To analyze the orthogonal displacement component, it was further resolved into movement in RAS coordinates. 73% of the biopsies showed a target movement either towards the superior-posterior (SP) or inferior-anterior (IA) direction (Figure 4e). However, the correlation coefficient between SI and AP was only 0.56. The biopsies were also divided into two categories: left and right side biopsy, with 41 biopsies in each category. 59% of the left biopsies had a positive movement towards right, and 39% of the right biopsies had a positive movement towards left (Figure 4d).

As part of the registration validation process, the segmented rectum and pubic bone were also registered separately. We found that their movements were different from those of the prostate. However, prostate movement was more similar to the bone movement than the rectum movement.

4 Discussion

The mean needle placement error is considered as clinically acceptable since it is less than a clinically significant tumor (2.3 vs. 5 mm).
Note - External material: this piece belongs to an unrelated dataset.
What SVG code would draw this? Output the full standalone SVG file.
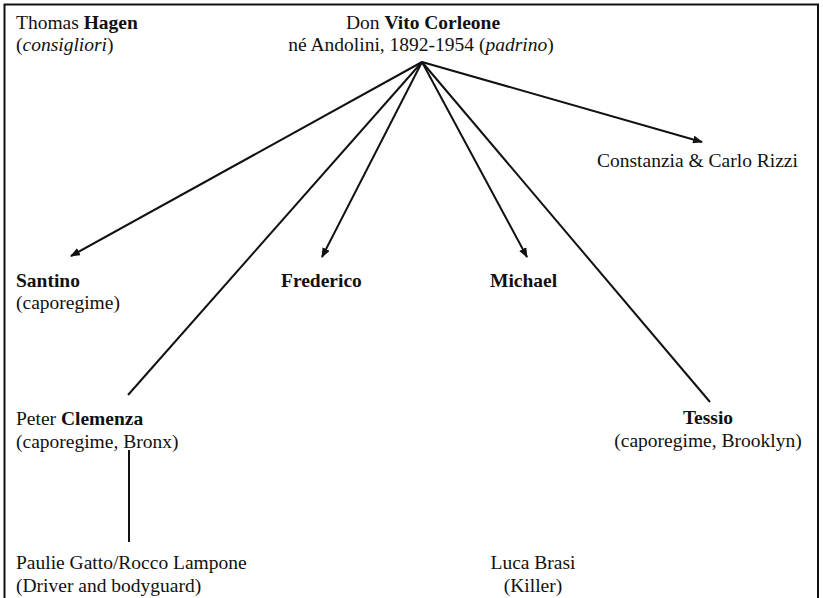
<svg xmlns="http://www.w3.org/2000/svg" width="823" height="598" viewBox="0 0 823 598">
<style>
text{font-family:"Liberation Serif","Times New Roman",serif;font-size:19.5px;fill:#111}
.b{font-weight:bold}
.i{font-style:italic}
.m{text-anchor:middle}
.c{stroke:#111;stroke-width:2;fill:none}
</style>
<defs>
<marker id="ah" viewBox="0 0 10 8" refX="9" refY="4" markerWidth="10" markerHeight="8" markerUnits="userSpaceOnUse" orient="auto">
<path d="M0,0 L10,4 L0,8 Z" fill="#111"/>
</marker>
</defs>
<rect x="0" y="0" width="823" height="598" fill="#fff"/>
<rect x="4.5" y="4.5" width="813.5" height="610" fill="none" stroke="#111" stroke-width="2"/>
<g id="connectors">
<line class="c" x1="422" y1="62" x2="71" y2="256" marker-end="url(#ah)"/>
<line class="c" x1="422" y1="62" x2="128" y2="395"/>
<line class="c" x1="422" y1="62" x2="322" y2="257" marker-end="url(#ah)"/>
<line class="c" x1="422" y1="62" x2="527" y2="257" marker-end="url(#ah)"/>
<line class="c" x1="422" y1="62" x2="710" y2="402"/>
<line class="c" x1="422" y1="62" x2="702" y2="142" marker-end="url(#ah)"/>
<line class="c" x1="129" y1="450" x2="129" y2="542"/>
</g>
<g id="hagen">
<text x="16" y="29">Thomas <tspan class="b">Hagen</tspan></text>
<text x="16" y="51">(<tspan class="i">consigliori</tspan>)</text>
</g>
<g id="vito">
<text class="m" x="423" y="29">Don <tspan class="b">Vito Corleone</tspan></text>
<text class="m" x="421" y="51">né Andolini, 1892-1954 (<tspan class="i">padrino</tspan>)</text>
</g>
<g id="constanzia">
<text x="597" y="167">Constanzia &amp; Carlo Rizzi</text>
</g>
<g id="santino">
<text class="b" x="16" y="287">Santino</text>
<text x="16" y="309">(caporegime)</text>
</g>
<g id="frederico">
<text class="b" x="281" y="287">Frederico</text>
</g>
<g id="michael">
<text class="b" x="490" y="287">Michael</text>
</g>
<g id="clemenza">
<text x="16" y="425">Peter <tspan class="b">Clemenza</tspan></text>
<text x="16" y="448">(caporegime, Bronx)</text>
</g>
<g id="tessio">
<text class="b m" x="708" y="424">Tessio</text>
<text class="m" x="708" y="447">(caporegime, Brooklyn)</text>
</g>
<g id="paulie">
<text x="16" y="569">Paulie Gatto/Rocco Lampone</text>
<text x="16" y="592">(Driver and bodyguard)</text>
</g>
<g id="brasi">
<text class="m" x="533" y="569">Luca Brasi</text>
<text class="m" x="533" y="592">(Killer)</text>
</g>
</svg>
The low error confirmed that the robot is accurate enough in positioning the biopsy needle to hit the intended target. However, this measurement assumes no prostate or patient motion during the procedure. In reality, these two factors usually result in some dislocation of the prostate, causing the target to move. This is evident by the 5.9 mm mean target displacement from the 82 biopsies we studied. The dislocation caused a mean biopsy error of 4 mm, which is on the verge of clinical acceptance.

The 11 biopsies which contained patient movement larger than 5 mm were studied again separately to observe the impact of patient movement on biopsy error. The slight increase in both target displacement and biopsy error suggests that fixating the patient during the procedure may help to decrease biopsy error by only about 1 mm.

The biopsy needle was inserted through the rectum towards the prostate in a mainly superior-anterior direction. It is intuitive to assume that the target should move in a direction along the needle path. Since the statistical test showed that there was no significant difference between target displacement parallel and orthogonal to the needle direction, it means that half of the displacements were in the needle direction. The other half could be due to patient movement during the procedure in addition to the impact of needle insertion.

The separate registrations of the rectum and bone showed that the prostate can move quite independently of these two structures. Since the robotic device was placed inside the patient’s rectum, it can limit the rectum’s ability to move, which also explains the observation that prostate movement is more similar to movement of the bone than that of the rectum.

In conclusion, based on validation with segmented prostate contours, our registration algorithm captures the prostate motion during a biopsy with an accuracy of 2 mm. The non-significant impact of deformable registration on the final refinement stage indicates that prostate deformation is less of a factor than organ displacement during the needle placement process. We also found that the preplanned biopsy target dislocated during the procedure and the prostate motion does differ from both the patient and robot motions. The exact amounts of these motions cannot be known without prostate fiducials or finer volume images. However, even taking into account the imperfection of the segmentation-based validation approach, the results still suggest that further research in organ motion and prostate tracking will be useful to reduce MRI-guided biopsy targeting error. From a sufficient number of biopsy error observations, a statistical model might be built to predict prostate movement during needle placement. Such a model could be used as a reference for clinicians to compensate the insertion plan for predicted movement prior to needle insertion on a prospective patient.

Acknowledgments

We thank C. Menard, A. Singh, J.A. Coleman, R.L. Grubb, J.B. Latouf, and P. Pinto for clinical data collection at the U.S. National Institutes of Health. This work is supported by NIH 5R01CA111288-04 and 5R01EB002963-05.